Firstly, that hover state doesn’t even appear consistently. Especially the little ‘×’ in the upper left corner of a notification pane that has the important role of letting you dismiss the notification. Sometimes it appears as soon as you hover your mouse, other times it takes repeated attempts until it finally graces us with its presence. On top of that, it’s an awfully tiny target to hit. I often miss it, and I’m using Big Sur on a 13-inch retina display… Imagine using a 27-inch retina iMac, or the 32-inch Retina 6K Pro Display XDR.

Usability versus visual appeal

Secondly, Arment — in his typically lucid and succinct way to put things — completely nails the crux of the matter when it comes to Big Sur’s UI design: usability versus visual appeal. It’s the recurring theme whenever I encounter some user interface change or user interaction hiccup, and usability seems to always lose the fight. 

Think about how less immediate a lot of little things have become. Replying to a message from the notification you’ve received, for example (see this tweet by Wojtek Pietrusiewicz). Or take the Bluetooth indicator in the menu bar. Previously, the icon had a few very recognisable states, such as:

  • Greyed out icon: Bluetooth is off.
  • Black icon: Bluetooth is on, and there are no devices connected.
  • Grey icon with three horizontal black dots across it: Bluetooth is on, and there is at least one device connected.
  • Black icon with a little battery icon at its side: at least one connected Bluetooth device has a low battery.

When you only connect one device to the Mac via Bluetooth, seeing the grey icon with the dots gives you a visual confirmation that the connection has been established. You don’t even need to check by clicking the icon and pulling down the menu.

In Big Sur, when one or more devices are connected, the Bluetooth icon simply stays black. The only thing this tells you is that the Mac has Bluetooth on. But even if you only connect one device, you have to invoke the menu to be certain that it’s paired and connected. This is a minuscule detail, I agree, but it’s a step back for no apparent reason all the same. An intelligent improvement would be what my friend Donovan Bond suggested: A visual indication of how many devices are currently connected would be great.

Mind you, such annoyances aren’t huge if you examine them one by one. An early impression of Big Sur’s UI I had around the time I started testing the betas (first half of August) was that the visual redesign was ‘kinda nice’ if looked from afar, but frustrating up close the more attention you paid to the various little details. In this sense, it truly reminds me of iOS — an operating system whose interface I’m overall okay with, but which becomes progressively tiring to use the longer the session. It’s like talking to a quick-witted person whose jokes and sarcastic remarks are enjoyable during relatively brief interactions, but get a bit too overwhelming over the course of much longer conversations.

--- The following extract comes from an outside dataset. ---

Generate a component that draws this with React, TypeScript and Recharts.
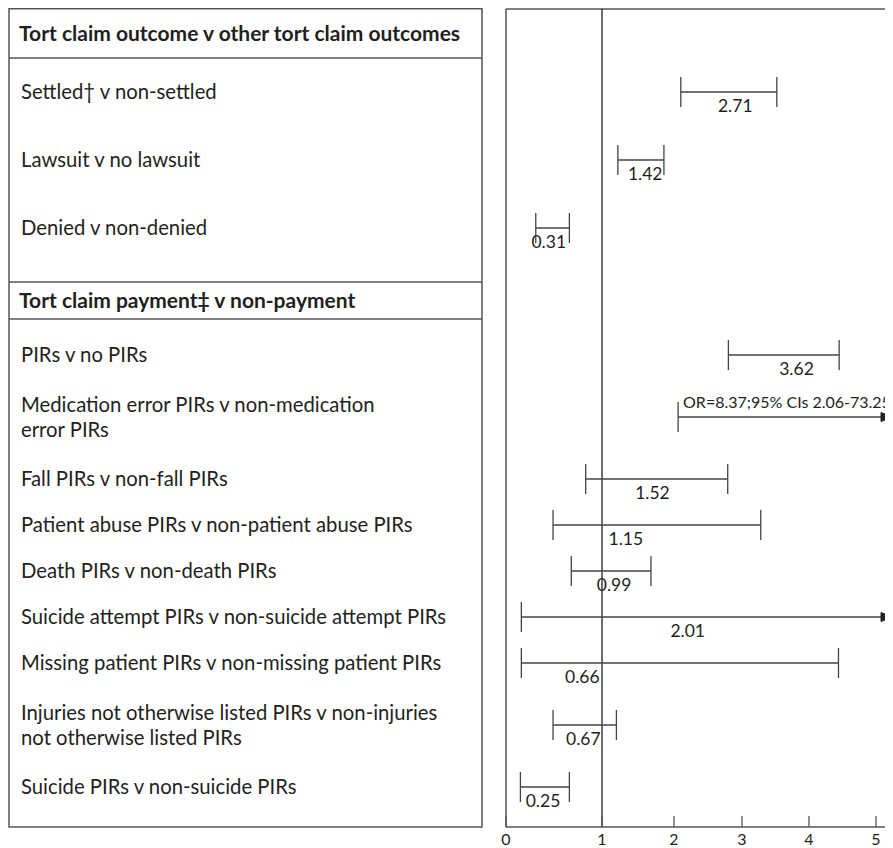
import React from 'react';
import { ComposedChart, Scatter, ErrorBar, XAxis, YAxis, ReferenceLine } from 'recharts';

// ---------- data ----------
const SECTION_TITLES = [
  'Tort claim outcome v other tort claim outcomes',
  'Tort claim payment‡ v non-payment',
];

const OUTCOME_LABELS = ['Settled† v non-settled', 'Lawsuit v no lawsuit', 'Denied v non-denied'];
const OUTCOME_OR = [2.71, 1.42, 0.31];
const OUTCOME_LO = [2.1, 1.22, 0.31];
const OUTCOME_HI = [3.52, 1.86, 0.66];

const PAYMENT_LABELS = [
  'PIRs v no PIRs',
  'Medication error PIRs v non-medication\nerror PIRs',
  'Fall PIRs v non-fall PIRs',
  'Patient abuse PIRs v non-patient abuse PIRs',
  'Death PIRs v non-death PIRs',
  'Suicide attempt PIRs v non-suicide attempt PIRs',
  'Missing patient PIRs v non-missing patient PIRs',
  'Injuries not otherwise listed PIRs v non-injuries\nnot otherwise listed PIRs',
  'Suicide PIRs v non-suicide PIRs',
];
const PAYMENT_OR = [3.62, 8.37, 1.52, 1.15, 0.99, 2.01, 0.66, 0.67, 0.25];
const PAYMENT_LO = [2.8, 2.06, 0.83, 0.49, 0.68, 0.16, 0.16, 0.49, 0.15];
const PAYMENT_HI = [4.45, 73.25, 2.79, 3.28, 1.68, 25.3, 4.44, 1.2, 0.66];

const X_TICKS = [0, 1, 2, 3, 4, 5];

// ---------- axis (irregularly spaced, as in the source figure) ----------
const AXIS_KNOTS = [0, 1, 2, 3, 4, 5, 5.25];
const AXIS_KNOT_FRACTIONS = [0, 0.2481, 0.4341, 0.6098, 0.7829, 0.9561, 1];
const X_MAX = AXIS_KNOTS[AXIS_KNOTS.length - 1];

function makeKnotScale(): any {
  let dom: number[] = [0, X_MAX];
  let rng: number[] = [0, 1];
  const scale: any = (v: number) => {
    const n = AXIS_KNOTS.length;
    let i = 0;
    while (i < n - 2 && v > AXIS_KNOTS[i + 1]) i++;
    const t = (v - AXIS_KNOTS[i]) / (AXIS_KNOTS[i + 1] - AXIS_KNOTS[i]);
    const f = AXIS_KNOT_FRACTIONS[i] + t * (AXIS_KNOT_FRACTIONS[i + 1] - AXIS_KNOT_FRACTIONS[i]);
    return rng[0] + f * (rng[1] - rng[0]);
  };
  scale.domain = (d?: number[]) => {
    if (d === undefined) return dom;
    dom = [...d];
    return scale;
  };
  scale.range = (r?: number[]) => {
    if (r === undefined) return rng;
    rng = [...r];
    return scale;
  };
  scale.copy = () => makeKnotScale().domain(dom).range(rng);
  scale.ticks = () => X_TICKS;
  return scale;
}

// ---------- layout ----------
const CHART_W = 886;
const CHART_H = 840;
const MARGIN = { top: 1, right: 1, bottom: 0, left: 0 };
const X_AXIS_H = 21;
const Y_AXIS_W = 498;
const PLOT_H = CHART_H - MARGIN.top - MARGIN.bottom - X_AXIS_H;
const TABLE_LEFT = 1;
const TABLE_RIGHT = 474;
const LINE_H = 25;
const EXTRA_LINE_H = 32;
const SECTION_STYLE = [
  { headerH: 49, rowH: 68, padTop: 0, padBottom: 20 },
  { headerH: 37, rowH: 46, padTop: 13, padBottom: 0 },
];
const FONT = 'Lato, "Open Sans", sans-serif';
const TEXT = '#231f20';
const BORDER = '#555';
const CI = '#444';

type TRow = {
  kind: 'header' | 'item';
  label: string;
  top: number;
  bottom: number;
  y: number;
  first?: boolean;
  or?: number;
  lo?: number;
  hi?: number;
};

const SECTIONS = [
  { title: SECTION_TITLES[0], labels: OUTCOME_LABELS, or: OUTCOME_OR, lo: OUTCOME_LO, hi: OUTCOME_HI },
  { title: SECTION_TITLES[1], labels: PAYMENT_LABELS, or: PAYMENT_OR, lo: PAYMENT_LO, hi: PAYMENT_HI },
];

function buildRows(): TRow[] {
  const rows: TRow[] = [];
  let cursor = 0;
  SECTIONS.forEach((sec, si) => {
    const st = SECTION_STYLE[si];
    rows.push({ kind: 'header', label: sec.title, top: cursor, bottom: cursor + st.headerH, y: cursor + st.headerH / 2, first: si === 0 });
    cursor += st.headerH + st.padTop;
    sec.labels.forEach((lab, i) => {
      const lines = lab.split('\n').length;
      const h = st.rowH + (lines - 1) * EXTRA_LINE_H;
      rows.push({ kind: 'item', label: lab, top: cursor, bottom: cursor + h, y: cursor + h / 2, or: sec.or[i], lo: sec.lo[i], hi: sec.hi[i] });
      cursor += h;
    });
    cursor += st.padBottom;
  });
  return rows;
}

const ROWS = buildRows();
const ITEMS = ROWS.filter((r) => r.kind === 'item');

const ciData = ITEMS.map((r) => ({
  x: r.or as number,
  y: r.y,
  err: [(r.or as number) - (r.lo as number), (r.hi as number) - (r.or as number)],
}));
const overflowLabelData = ITEMS.filter((r) => (r.or as number) > X_MAX).map((r) => ({
  x: r.lo as number,
  y: r.y,
  text: `OR=${(r.or as number).toFixed(2)};95% CIs ${(r.lo as number).toFixed(2)}-${(r.hi as number).toFixed(2)}`,
}));
const arrowData = ITEMS.filter((r) => (r.hi as number) > X_MAX).map((r) => ({ x: X_MAX, y: r.y }));

// ---------- custom renderers ----------
function TableTick(props: any) {
  const { y, payload } = props;
  const row = ROWS.find((r) => Math.abs(r.y - payload.value) < 1e-6);
  if (!row) return null;
  if (row.kind === 'header') {
    const top = y - (row.y - row.top);
    const bottom = y + (row.bottom - row.y);
    return (
      <g>
        {row.first ? (
          <rect x={TABLE_LEFT} y={0.75} width={TABLE_RIGHT - TABLE_LEFT} height={MARGIN.top + PLOT_H - 0.75} fill="none" stroke={BORDER} strokeWidth={1.5} />
        ) : (
          <line x1={TABLE_LEFT} x2={TABLE_RIGHT} y1={top} y2={top} stroke={BORDER} strokeWidth={1.5} />
        )}
        <line x1={TABLE_LEFT} x2={TABLE_RIGHT} y1={bottom} y2={bottom} stroke={BORDER} strokeWidth={1.5} />
        <text x={11} y={y} dy="0.35em" fontFamily={FONT} fontWeight={700} fontSize={21} fill={TEXT}>
          {row.label}
        </text>
      </g>
    );
  }
  const lines = row.label.split('\n');
  return (
    <g>
      {lines.map((ln, i) => (
        <text key={i} x={13} y={y + (i - (lines.length - 1) / 2) * LINE_H} dy="0.35em" fontFamily={FONT} fontSize={20.3} fill={TEXT}>
          {ln}
        </text>
      ))}
    </g>
  );
}

function XTick(props: any) {
  const { x, y, payload } = props;
  return (
    <g>
      <line x1={x} x2={x} y1={y} y2={y - 11} stroke={BORDER} strokeWidth={1.3} />
      <text x={x} y={y + 18} textAnchor="middle" fontFamily={FONT} fontSize={16} fill={TEXT}>
        {payload.value}
      </text>
    </g>
  );
}

function OrLabel(props: any) {
  const { cx, cy, payload } = props;
  if (payload.x > X_MAX) return <g />;
  return (
    <text x={cx + 13} y={cy + 20} textAnchor="middle" fontFamily={FONT} fontSize={17.5} fill={TEXT}>
      {payload.x.toFixed(2)}
    </text>
  );
}

function OverflowLabel(props: any) {
  const { cx, cy, payload } = props;
  return (
    <text x={cx + 5} y={cy - 9} fontFamily={FONT} fontSize={16} fill={TEXT}>
      {payload.text}
    </text>
  );
}

function ArrowHead(props: any) {
  const { cx, cy } = props;
  return <polygon points={`${cx},${cy} ${cx - 12},${cy - 4.5} ${cx - 12},${cy + 4.5}`} fill="#222" stroke="#222" strokeWidth={1} />;
}

export default function App() {
  const xScale = makeKnotScale();
  return (
    <div style={{ width: 885, height: CHART_H, overflow: 'hidden', position: 'relative', background: '#fff' }}>
      <ComposedChart width={CHART_W} height={CHART_H} margin={MARGIN}>
        <XAxis
          type="number"
          dataKey="x"
          scale={xScale}
          domain={[0, X_MAX]}
          allowDataOverflow
          ticks={X_TICKS}
          interval={0}
          tick={(p: any) => <XTick {...p} />}
          tickLine={false}
          tickSize={0}
          tickMargin={0}
          height={X_AXIS_H}
          axisLine={{ stroke: BORDER, strokeWidth: 1.5 }}
        />
        <YAxis
          type="number"
          dataKey="y"
          domain={[0, PLOT_H]}
          reversed
          allowDataOverflow
          ticks={ROWS.map((r) => r.y)}
          interval={0}
          tick={(p: any) => <TableTick {...p} />}
          tickLine={false}
          tickSize={0}
          tickMargin={0}
          width={Y_AXIS_W}
          axisLine={{ stroke: BORDER, strokeWidth: 1.5 }}
        />
        <ReferenceLine y={0} stroke={BORDER} strokeWidth={1.5} />
        <ReferenceLine x={1} stroke="#222" strokeWidth={1.3} />
        <Scatter data={ciData} shape={(p: any) => <OrLabel {...p} />} isAnimationActive={false}>
          <ErrorBar dataKey="err" direction="x" width={15} stroke={CI} strokeWidth={1.3} isAnimationActive={false} />
        </Scatter>
        <Scatter data={overflowLabelData} shape={(p: any) => <OverflowLabel {...p} />} isAnimationActive={false} />
        <Scatter data={arrowData} shape={(p: any) => <ArrowHead {...p} />} isAnimationActive={false} />
      </ComposedChart>
    </div>
  );
}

And the problem is that I don’t typically use my Macs in short bursts of activity or for short sessions or to carry out brief and spur-of-the-moment tasks. I have my iPhone and iPad for that. Ever since I started testing Big Sur on my 13-inch retina MacBook Pro I’ve realised I don’t really like to engage in long sessions with it. Especially at first, it started to feel like I was using some kind of third-party iOS-inspired skin installed over Mac OS, and after a while I was sort of thinking of a way to ‘reset it to default Mac OS’, so to speak. Now this feeling has waned a bit, but hasn’t gone away completely.

Cognitive load, my ass

In a now oft-quoted interview for the Independent, Craig Federighi remarks:

We’re living with iPads, we’re living with phones, our own sense of the aesthetic – the sort of openness and airiness of the interface – the fact that these devices have large retina displays now. All of these things led us to the design for the Mac, that felt to us most comfortable, actually in no way related to touch.

I’ve never felt more comfortable moving across our family of devices as a user, which I do hundreds of times a day than I do now, moving between iOS 14, iPadOS 14, and macOS Big Sur. They all just feel of a family – there’s just less cognitive load to the switching process. 

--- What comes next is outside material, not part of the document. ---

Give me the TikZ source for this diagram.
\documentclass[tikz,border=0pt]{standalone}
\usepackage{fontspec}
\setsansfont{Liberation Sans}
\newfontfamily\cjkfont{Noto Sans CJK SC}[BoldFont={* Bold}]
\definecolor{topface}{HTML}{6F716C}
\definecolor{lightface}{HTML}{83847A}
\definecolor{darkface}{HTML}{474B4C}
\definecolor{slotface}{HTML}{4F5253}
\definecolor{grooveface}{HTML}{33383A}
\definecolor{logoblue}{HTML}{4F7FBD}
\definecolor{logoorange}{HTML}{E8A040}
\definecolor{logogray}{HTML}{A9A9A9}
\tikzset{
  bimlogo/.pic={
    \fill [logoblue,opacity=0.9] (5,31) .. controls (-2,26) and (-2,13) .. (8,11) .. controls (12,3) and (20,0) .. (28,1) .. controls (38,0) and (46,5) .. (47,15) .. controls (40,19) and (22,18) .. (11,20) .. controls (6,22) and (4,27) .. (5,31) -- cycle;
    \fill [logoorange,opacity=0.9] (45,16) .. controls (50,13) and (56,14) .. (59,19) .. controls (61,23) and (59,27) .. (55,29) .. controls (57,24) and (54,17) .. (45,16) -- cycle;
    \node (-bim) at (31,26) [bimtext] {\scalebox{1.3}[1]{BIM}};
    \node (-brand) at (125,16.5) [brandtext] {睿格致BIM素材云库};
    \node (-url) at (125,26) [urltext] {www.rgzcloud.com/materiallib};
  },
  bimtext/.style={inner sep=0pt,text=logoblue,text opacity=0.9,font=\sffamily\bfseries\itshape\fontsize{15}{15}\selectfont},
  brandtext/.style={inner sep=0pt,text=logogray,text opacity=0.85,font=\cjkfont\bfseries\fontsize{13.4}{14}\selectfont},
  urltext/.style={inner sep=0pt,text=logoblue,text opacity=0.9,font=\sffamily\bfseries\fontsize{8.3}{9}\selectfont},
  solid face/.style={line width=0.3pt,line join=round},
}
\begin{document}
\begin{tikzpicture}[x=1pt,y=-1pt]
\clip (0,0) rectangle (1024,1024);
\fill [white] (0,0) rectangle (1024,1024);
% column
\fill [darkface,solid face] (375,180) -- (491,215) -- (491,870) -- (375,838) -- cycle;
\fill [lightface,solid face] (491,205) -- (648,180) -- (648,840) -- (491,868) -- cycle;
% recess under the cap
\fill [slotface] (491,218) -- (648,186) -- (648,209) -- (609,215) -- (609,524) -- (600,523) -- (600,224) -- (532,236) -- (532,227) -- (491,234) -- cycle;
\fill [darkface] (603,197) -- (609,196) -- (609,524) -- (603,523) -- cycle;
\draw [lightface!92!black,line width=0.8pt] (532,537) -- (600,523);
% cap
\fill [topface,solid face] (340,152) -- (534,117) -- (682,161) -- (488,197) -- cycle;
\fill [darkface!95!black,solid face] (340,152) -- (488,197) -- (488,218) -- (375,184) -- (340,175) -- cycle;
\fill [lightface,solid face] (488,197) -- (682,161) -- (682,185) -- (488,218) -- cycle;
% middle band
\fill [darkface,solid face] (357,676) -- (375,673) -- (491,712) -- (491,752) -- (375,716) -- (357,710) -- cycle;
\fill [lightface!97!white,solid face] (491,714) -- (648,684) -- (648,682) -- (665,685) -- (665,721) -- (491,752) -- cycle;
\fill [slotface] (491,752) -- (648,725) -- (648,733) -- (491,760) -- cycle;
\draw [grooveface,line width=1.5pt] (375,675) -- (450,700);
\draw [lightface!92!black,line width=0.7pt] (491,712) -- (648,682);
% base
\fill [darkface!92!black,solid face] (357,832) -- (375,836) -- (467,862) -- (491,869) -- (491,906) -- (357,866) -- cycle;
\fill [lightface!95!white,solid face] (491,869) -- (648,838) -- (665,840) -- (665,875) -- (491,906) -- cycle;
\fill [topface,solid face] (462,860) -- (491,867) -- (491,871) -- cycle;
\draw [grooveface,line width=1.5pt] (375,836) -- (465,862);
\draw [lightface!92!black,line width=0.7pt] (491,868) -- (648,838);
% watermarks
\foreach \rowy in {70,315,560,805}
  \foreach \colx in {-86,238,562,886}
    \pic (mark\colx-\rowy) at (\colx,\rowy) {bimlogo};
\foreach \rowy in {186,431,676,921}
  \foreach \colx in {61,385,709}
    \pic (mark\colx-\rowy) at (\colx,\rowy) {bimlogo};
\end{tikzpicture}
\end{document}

I’ve used iOS since it was still called iPhone OS, and of course I’ve used Mac OS for more than 30 years now, and I’ve never felt that ‘cognitive load’ Federighi talks about when switching from one OS to the other. I also never had a problem recognising that the two systems were from the same company. And neither did any of my friends or acquaintances, whether they’re Mac or Windows or Linux users, whether they’re tech-savvy people in general or not. And here we have someone who, I believe, has used Mac OS for as long as I have, and is also the VP of Software Engineering at Apple, talking about this ‘cognitive load’ when switching from one platform to another… And, well, I have a really hard time believing him, you know?

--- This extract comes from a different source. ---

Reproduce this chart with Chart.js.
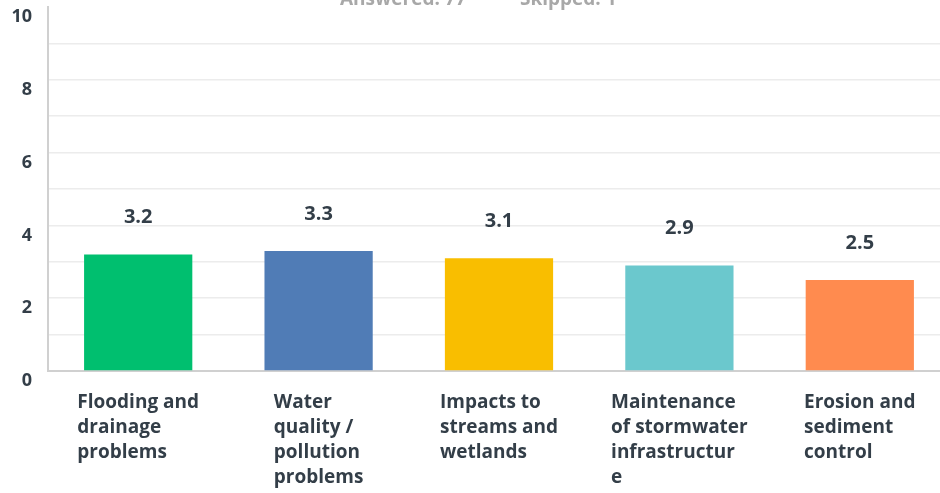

At the same time I’m in full agreement with Michael Tsai when he says:

The cognitive load that Federighi mentions just isn’t something I’ve (consciously) experienced. And one could make the argument that it’s confusing to make systems that work differently look the same. But I take him at his word because it certainly explains decisions like the awful iOS-style alerts. That design provides no benefits for touch; it just makes macOS look more like iOS, which he considers to be a plus. 

What I do believe is that it’s the software engineers at Apple who have been progressively experiencing a cognitive load in trying to bring forward different operating systems with different ages, histories, and design such as Mac OS and iOS. It’s been a while, I’m sure, that they were aching to simplify software development across all platforms, and the best way to do that was to unify all of them. And if you look at all of them, which was the outlier until now? Mac OS, of course. Who cares if it was the oldest, more robust, more consistent UI-wise. It was the odd one out, and now that Apple has regained complete control of the platform at the hardware level with Apple Silicon, the software has to play along.